8-25mm f4. Seeing what 12-45mm f4 turned out to be, cautiously optimistic.

I think this is clearly still old Olympus decision making, the one that ok'ed em1x, large f1.2 lenses, and moved into other direction with smaller, weather sealed 12-45 f4. Too many question marks are hanging over JIP move, and quiet from the corporation is really not giving me any confidence in the brand. So, even if they came out tomorrow, be everything I'd ever wanted, and cheaper by every expectation, I'd not jump on them. On positive, I'm actually excited to see what JIP does with it's acquisition—provided they intend to continue it. I love Olympus optics, and I see opportunities in the business that Olympus corporation did not in favour of old mount-body-lens business model.

In fact, I would love to see manual focus lenses from Olympus. Not just MF clutch, simply fully manual. No auto focus, only mf ring, with aperture ring. I think the timing is right now for return to basics. Filmakers prefer mf, and will pick cinelike Meike 16mm t2.2 over Olympus 17mm f1.8, even when they're equally priced, and when Olympus is a ten of it's size and weight.

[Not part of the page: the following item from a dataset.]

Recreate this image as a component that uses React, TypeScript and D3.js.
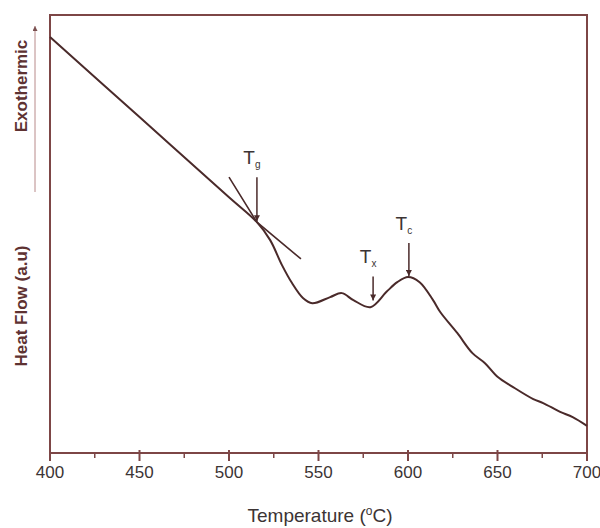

Manual lens market is large, but dominated by budget Chinese makers lately, and niche exotically priced lenses. If a brand with long standing would enter it, it'd give credence to it, and could warrant prices in bulk quality to sell a lot, on a good proffit. It'd be also great for ease of mind regarding servicing and all. With mf lens, it's all down to the user, if he uses it well, it can last for a century. Even with question marks hovering over JIP move, I'd personally have no qualms picking one, and I'm sure I'm not the only one.